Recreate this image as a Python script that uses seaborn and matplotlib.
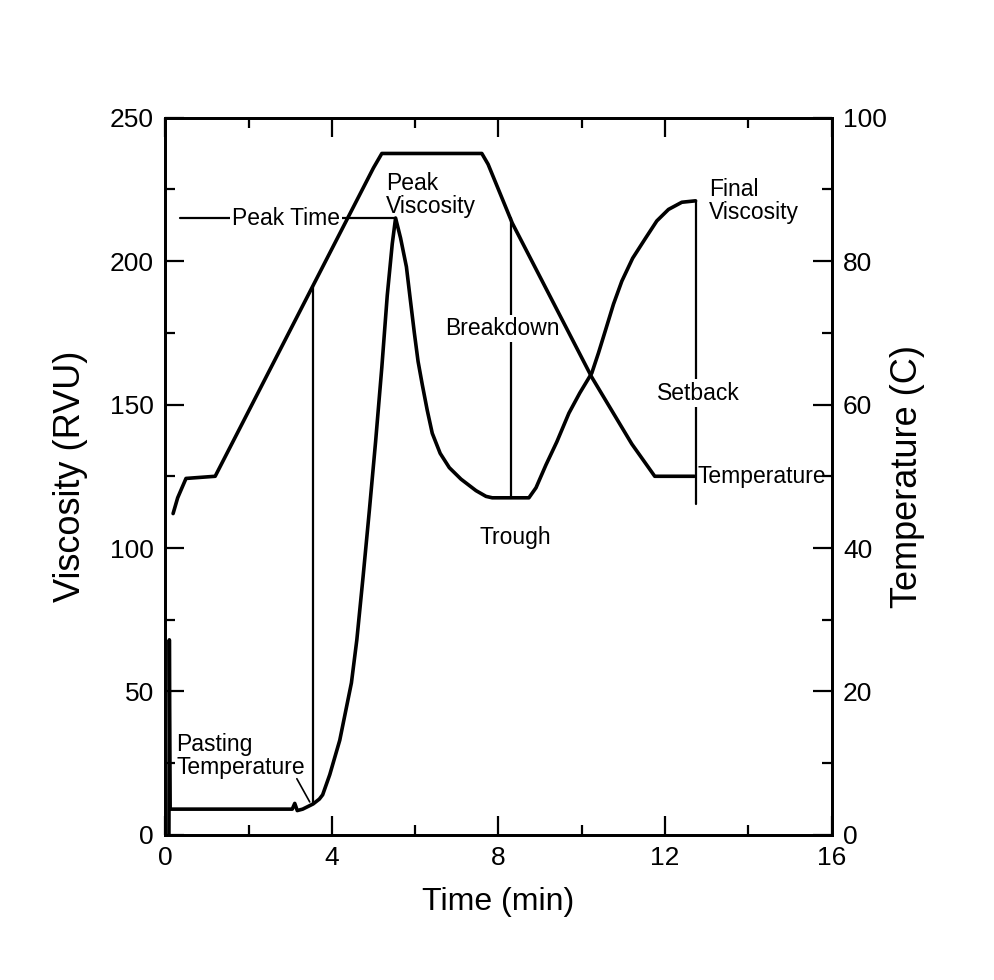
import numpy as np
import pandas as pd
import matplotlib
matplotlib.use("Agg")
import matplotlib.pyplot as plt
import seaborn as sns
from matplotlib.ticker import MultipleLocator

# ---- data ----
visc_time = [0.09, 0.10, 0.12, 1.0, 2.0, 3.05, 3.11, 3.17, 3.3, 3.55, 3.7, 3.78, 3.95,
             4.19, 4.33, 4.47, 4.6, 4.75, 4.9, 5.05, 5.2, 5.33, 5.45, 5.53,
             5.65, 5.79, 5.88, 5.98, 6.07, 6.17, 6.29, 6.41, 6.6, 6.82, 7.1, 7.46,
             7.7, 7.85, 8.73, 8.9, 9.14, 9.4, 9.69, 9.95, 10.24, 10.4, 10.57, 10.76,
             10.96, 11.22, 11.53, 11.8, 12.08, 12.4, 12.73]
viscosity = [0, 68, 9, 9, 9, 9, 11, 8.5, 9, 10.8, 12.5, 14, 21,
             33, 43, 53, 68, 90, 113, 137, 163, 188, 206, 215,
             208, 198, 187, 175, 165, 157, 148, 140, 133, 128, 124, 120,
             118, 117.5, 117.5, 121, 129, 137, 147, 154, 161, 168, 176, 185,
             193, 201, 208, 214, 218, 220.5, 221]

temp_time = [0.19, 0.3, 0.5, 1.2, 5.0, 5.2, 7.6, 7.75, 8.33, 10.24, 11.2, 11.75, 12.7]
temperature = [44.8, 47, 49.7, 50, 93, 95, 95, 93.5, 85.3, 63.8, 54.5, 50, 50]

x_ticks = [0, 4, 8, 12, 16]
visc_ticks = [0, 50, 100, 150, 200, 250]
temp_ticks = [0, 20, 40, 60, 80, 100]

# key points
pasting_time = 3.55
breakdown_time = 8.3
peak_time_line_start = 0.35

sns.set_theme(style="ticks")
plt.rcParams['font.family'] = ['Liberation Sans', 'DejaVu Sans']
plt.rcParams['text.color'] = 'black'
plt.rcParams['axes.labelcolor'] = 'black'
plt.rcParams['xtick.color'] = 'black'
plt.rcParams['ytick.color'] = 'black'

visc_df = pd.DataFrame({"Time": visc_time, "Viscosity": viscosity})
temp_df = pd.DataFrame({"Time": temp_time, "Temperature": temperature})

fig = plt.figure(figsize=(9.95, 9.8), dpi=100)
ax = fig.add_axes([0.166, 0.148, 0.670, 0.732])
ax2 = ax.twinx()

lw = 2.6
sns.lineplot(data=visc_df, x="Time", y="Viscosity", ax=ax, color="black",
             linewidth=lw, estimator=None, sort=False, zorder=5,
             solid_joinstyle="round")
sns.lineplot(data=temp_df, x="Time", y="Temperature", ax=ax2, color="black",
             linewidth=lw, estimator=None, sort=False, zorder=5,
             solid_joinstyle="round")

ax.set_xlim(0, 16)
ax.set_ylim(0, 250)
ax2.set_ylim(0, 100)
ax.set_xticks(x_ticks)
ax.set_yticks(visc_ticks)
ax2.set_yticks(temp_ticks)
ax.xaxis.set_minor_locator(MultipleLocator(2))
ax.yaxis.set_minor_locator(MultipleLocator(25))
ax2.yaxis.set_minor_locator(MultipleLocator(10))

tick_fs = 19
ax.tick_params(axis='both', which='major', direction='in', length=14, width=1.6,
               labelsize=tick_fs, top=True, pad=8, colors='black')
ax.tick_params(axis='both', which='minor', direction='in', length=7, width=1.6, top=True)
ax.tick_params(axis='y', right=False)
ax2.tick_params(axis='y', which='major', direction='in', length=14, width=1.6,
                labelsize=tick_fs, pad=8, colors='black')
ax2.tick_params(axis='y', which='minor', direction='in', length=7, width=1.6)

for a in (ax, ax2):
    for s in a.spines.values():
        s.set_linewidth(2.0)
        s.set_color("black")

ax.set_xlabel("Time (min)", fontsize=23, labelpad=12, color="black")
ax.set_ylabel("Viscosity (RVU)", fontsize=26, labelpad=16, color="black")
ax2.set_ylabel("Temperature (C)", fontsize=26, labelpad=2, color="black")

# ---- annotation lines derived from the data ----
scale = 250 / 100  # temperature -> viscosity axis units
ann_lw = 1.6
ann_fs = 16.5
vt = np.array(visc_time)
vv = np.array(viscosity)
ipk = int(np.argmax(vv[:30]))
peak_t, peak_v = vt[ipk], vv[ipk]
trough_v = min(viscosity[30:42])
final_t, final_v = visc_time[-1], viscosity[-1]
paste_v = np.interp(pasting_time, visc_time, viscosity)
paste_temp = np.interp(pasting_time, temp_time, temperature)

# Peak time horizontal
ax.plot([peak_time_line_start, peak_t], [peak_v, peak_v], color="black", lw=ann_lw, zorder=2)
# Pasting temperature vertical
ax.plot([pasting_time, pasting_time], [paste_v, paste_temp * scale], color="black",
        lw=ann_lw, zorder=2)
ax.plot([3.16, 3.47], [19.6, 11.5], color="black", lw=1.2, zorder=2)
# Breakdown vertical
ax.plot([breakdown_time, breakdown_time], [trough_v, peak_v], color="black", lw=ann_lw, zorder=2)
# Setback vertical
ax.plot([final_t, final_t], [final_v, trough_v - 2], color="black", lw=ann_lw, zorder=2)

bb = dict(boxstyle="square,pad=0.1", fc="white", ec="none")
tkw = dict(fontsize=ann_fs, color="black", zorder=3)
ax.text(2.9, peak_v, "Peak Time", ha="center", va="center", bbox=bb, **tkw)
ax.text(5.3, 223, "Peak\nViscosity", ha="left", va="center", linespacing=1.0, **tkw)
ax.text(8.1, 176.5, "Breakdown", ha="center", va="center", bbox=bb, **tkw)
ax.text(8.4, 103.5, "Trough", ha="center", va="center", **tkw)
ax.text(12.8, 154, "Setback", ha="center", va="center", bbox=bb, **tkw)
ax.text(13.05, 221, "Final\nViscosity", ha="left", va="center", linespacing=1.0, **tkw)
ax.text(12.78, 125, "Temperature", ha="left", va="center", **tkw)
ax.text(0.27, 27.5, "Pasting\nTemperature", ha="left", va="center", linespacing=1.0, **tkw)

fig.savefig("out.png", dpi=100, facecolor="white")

++++++++

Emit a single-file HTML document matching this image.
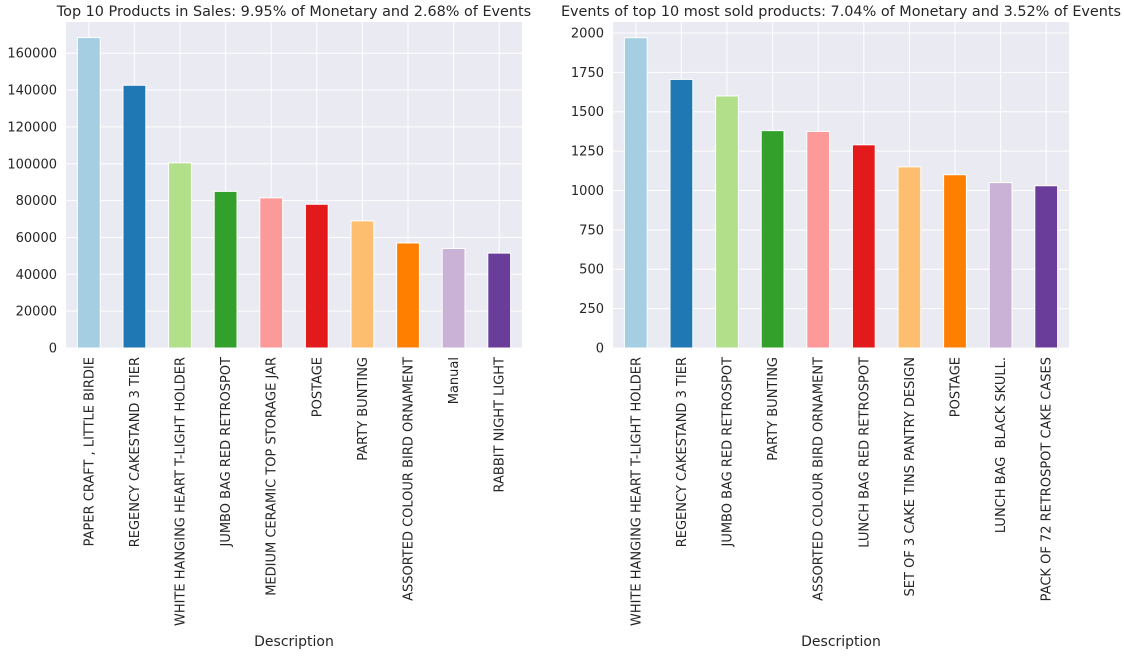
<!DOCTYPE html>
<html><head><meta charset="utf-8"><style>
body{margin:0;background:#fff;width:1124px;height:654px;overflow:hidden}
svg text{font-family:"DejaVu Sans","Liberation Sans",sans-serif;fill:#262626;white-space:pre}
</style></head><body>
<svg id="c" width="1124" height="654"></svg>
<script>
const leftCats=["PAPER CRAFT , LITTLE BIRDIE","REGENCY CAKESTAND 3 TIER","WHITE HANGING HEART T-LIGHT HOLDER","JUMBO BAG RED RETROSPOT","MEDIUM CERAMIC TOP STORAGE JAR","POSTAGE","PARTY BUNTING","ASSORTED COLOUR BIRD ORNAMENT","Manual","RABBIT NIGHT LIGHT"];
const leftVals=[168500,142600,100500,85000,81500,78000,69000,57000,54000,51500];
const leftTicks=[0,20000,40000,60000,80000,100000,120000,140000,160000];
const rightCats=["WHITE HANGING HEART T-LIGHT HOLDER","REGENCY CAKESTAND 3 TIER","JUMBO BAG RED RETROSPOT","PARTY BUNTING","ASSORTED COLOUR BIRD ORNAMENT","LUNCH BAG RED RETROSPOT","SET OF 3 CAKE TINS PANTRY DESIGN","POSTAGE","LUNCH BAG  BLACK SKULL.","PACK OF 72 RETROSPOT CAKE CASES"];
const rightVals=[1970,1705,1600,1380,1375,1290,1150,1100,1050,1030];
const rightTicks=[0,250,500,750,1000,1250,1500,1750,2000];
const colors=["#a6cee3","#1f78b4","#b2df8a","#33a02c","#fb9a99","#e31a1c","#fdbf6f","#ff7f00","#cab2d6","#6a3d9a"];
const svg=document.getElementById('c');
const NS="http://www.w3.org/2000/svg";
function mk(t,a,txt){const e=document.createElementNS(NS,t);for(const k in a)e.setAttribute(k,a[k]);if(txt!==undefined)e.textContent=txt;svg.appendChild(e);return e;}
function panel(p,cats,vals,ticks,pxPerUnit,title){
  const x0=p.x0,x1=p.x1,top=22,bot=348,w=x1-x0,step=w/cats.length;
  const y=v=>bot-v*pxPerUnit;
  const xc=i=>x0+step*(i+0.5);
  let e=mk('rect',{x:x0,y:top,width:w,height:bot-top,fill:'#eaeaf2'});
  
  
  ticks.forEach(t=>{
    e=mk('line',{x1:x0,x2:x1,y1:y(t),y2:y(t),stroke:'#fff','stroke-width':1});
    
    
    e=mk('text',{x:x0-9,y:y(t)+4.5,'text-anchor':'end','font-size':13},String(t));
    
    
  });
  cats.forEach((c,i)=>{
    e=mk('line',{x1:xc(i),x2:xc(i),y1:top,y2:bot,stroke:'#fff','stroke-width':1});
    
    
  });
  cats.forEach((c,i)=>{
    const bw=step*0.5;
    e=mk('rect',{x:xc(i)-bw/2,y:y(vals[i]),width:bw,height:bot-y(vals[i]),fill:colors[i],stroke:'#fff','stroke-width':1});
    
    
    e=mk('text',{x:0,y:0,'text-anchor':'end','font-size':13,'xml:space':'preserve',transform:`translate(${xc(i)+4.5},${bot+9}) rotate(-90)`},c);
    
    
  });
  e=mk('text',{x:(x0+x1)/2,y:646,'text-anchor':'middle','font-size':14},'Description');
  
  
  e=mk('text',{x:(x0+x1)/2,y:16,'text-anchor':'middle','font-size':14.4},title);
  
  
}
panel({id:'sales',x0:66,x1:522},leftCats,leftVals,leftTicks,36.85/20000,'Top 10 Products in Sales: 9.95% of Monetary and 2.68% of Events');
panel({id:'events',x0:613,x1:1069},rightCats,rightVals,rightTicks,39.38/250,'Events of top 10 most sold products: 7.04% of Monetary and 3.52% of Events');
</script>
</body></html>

++++++++

**Given instruction:** Print exactly the lines from the line containing "Recreate this image" through the line containing "from matplotlib.ticker import MultipleLocator", and omit any picture found among them.

**The output:**
Recreate this image as a Python script that uses seaborn and matplotlib.
import numpy as np
import pandas as pd
import matplotlib
matplotlib.use("Agg")
import matplotlib.pyplot as plt
import seaborn as sns
from matplotlib.ticker import MultipleLocator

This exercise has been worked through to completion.